Charlie Bucket, a nice boy from a poor family, lives with his parents and both sets of elderly grandparents (Grandpa Joe, Grandma Josephine, Grandpa George and Grandma Georgina). From these four, especially Grandpa Joe, he hears stories about the candymaker Willy Wonka and the chocolate factory he built in Charlie's hometown. After rival chocolate makers Arthur Slugworth, Mr. Fickelgruber, and Mr. Prodnose sent in spies (posing as workers) in order to steal his recipes, Mr. Wonka had decided to send home his workers and close the factory. Years of silence passed until one day, when the factory mysteriously came back to life. The gates remain locked however; the factory has resumed operations with workers whose identity is a mystery. Nobody, including Wonka, is seen going in or out of the factory anymore.

One evening, the headline of Mr. Bucket's evening paper states that Wonka is holding a worldwide contest, in which five Golden Tickets are hidden under the wrappers of his candy bars; the prize for those who find them is a day-long tour of the factory and a lifetime supply of chocolate. The contest becomes a worldwide mania, with people resorting to increasingly desperate and unscrupulous measures to find the tickets, and anyone who succeeds becomes front-page headline news and a worldwide celebrity. The first four tickets are found by four bad children, the gluttonous Augustus Gloop, spoiled Veruca Salt, chewing gum-addicted Violet Beauregarde, and television-obsessed Mike Teavee.

Charlie also attempts to take part in the search; and after two failed attempts, during a cold icy spell, he finds a silver coin in a gutter, and uses it to buy two Wonka Bars. Opening the second bar, he finds the final ticket. Although a huge crowd bustles to look at the ticket, he is rescued by the shopkeeper, and runs home to tell his family. Together, the five lucky winners then await the big day.

Grandpa Joe accompanies Charlie, while each of the other four children are chaperoned by their parents.
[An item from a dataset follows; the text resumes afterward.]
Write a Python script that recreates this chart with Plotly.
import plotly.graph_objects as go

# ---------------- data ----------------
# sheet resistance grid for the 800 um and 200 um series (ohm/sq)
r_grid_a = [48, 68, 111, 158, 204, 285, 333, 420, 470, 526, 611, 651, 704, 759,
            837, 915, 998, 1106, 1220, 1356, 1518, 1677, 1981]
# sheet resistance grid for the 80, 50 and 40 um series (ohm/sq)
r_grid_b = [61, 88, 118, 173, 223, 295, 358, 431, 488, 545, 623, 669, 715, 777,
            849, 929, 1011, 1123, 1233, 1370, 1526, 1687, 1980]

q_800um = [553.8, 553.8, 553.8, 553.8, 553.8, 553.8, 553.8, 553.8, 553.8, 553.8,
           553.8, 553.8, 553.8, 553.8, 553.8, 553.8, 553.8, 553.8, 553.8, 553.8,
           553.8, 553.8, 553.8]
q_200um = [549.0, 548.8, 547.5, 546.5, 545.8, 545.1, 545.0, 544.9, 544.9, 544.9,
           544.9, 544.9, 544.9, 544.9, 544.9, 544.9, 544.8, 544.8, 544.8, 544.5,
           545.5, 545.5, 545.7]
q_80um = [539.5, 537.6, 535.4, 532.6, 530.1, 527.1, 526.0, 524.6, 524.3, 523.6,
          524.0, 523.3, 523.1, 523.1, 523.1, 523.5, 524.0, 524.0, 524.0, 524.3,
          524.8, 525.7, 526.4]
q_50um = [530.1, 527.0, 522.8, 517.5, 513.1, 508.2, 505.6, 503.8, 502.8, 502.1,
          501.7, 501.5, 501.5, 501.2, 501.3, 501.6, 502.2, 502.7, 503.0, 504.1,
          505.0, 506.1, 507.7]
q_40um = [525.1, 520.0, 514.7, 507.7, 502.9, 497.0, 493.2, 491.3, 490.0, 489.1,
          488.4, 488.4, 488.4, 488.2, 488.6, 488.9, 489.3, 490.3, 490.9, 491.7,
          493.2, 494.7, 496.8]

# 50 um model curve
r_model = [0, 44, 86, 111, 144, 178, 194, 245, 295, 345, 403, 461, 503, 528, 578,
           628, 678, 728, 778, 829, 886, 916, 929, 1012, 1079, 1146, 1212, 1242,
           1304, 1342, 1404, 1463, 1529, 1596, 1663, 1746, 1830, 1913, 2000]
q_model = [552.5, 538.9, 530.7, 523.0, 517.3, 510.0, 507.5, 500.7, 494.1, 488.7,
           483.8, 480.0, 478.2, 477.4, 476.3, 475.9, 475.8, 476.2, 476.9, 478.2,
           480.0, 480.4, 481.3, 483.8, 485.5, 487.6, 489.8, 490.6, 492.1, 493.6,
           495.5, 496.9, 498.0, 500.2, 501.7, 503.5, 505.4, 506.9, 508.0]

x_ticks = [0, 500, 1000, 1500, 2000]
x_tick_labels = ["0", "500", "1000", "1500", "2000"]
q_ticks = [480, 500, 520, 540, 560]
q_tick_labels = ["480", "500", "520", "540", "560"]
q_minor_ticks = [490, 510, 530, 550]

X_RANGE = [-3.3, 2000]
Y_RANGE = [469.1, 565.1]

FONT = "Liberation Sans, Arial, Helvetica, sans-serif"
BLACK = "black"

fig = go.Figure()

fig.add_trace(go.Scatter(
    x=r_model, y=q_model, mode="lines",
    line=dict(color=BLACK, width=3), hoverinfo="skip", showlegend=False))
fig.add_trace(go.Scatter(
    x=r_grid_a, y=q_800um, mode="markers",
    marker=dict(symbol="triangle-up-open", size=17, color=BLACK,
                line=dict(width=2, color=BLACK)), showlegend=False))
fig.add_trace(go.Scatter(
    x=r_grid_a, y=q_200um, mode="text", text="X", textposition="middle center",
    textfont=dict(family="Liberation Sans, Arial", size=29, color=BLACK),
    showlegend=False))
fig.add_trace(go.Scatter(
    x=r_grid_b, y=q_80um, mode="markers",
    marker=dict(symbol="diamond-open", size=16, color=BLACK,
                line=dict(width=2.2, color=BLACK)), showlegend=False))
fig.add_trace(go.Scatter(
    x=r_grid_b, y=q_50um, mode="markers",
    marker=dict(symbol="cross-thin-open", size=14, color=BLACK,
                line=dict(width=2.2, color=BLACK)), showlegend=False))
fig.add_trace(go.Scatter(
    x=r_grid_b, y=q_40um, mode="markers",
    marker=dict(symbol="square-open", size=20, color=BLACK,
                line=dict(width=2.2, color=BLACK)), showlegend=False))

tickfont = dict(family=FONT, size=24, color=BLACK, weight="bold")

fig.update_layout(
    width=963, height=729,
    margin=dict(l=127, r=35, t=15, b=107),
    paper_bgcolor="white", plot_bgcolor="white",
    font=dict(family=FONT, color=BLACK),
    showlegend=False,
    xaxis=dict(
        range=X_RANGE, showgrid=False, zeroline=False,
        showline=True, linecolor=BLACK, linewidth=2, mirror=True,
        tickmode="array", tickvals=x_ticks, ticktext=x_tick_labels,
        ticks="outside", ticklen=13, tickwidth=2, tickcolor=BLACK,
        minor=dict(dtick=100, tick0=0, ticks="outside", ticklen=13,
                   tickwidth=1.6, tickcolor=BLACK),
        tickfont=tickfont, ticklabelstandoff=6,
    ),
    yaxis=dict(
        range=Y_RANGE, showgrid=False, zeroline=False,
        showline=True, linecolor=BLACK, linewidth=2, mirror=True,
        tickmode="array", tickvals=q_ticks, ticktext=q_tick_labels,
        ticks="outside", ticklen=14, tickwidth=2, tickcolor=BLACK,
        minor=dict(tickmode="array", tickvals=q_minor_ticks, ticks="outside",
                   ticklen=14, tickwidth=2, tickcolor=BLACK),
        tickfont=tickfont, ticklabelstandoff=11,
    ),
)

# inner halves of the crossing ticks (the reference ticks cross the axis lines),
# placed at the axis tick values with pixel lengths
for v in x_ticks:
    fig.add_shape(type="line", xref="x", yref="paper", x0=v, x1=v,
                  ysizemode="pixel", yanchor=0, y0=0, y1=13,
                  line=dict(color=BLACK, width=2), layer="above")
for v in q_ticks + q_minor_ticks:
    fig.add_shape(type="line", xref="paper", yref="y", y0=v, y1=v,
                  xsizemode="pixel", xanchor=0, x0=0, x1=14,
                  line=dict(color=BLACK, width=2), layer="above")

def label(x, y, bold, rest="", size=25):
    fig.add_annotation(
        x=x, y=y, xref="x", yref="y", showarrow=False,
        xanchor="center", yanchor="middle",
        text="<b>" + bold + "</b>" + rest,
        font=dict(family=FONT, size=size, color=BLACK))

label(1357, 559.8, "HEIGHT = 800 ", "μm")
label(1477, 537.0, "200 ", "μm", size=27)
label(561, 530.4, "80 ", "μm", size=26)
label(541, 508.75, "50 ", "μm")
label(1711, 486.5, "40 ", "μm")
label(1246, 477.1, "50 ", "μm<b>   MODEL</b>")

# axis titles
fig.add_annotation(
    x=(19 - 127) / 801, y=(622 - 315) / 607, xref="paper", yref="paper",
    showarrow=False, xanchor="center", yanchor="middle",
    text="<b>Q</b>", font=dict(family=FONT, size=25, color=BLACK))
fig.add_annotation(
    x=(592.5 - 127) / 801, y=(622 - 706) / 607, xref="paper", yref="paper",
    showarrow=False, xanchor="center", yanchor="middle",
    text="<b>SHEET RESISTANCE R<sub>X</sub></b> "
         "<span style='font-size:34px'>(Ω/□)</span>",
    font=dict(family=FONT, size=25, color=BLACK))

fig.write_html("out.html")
As the group moves from room to room, the tour turns into a punishment for the bad children as one child after another falls victim to his or her particular vices and is removed:

Charlie is the only child who does not misbehave throughout the factory tour. Seeing that he is the only one left, Wonka announces that he has "won." He receives the entire factory and will take over the company after Wonka retires. The reason Wonka had sent out the Golden Tickets was to find a child to be his heir, as he himself has no family to carry on his work. Wonka, Charlie and Grandpa Joe board a special glass elevator.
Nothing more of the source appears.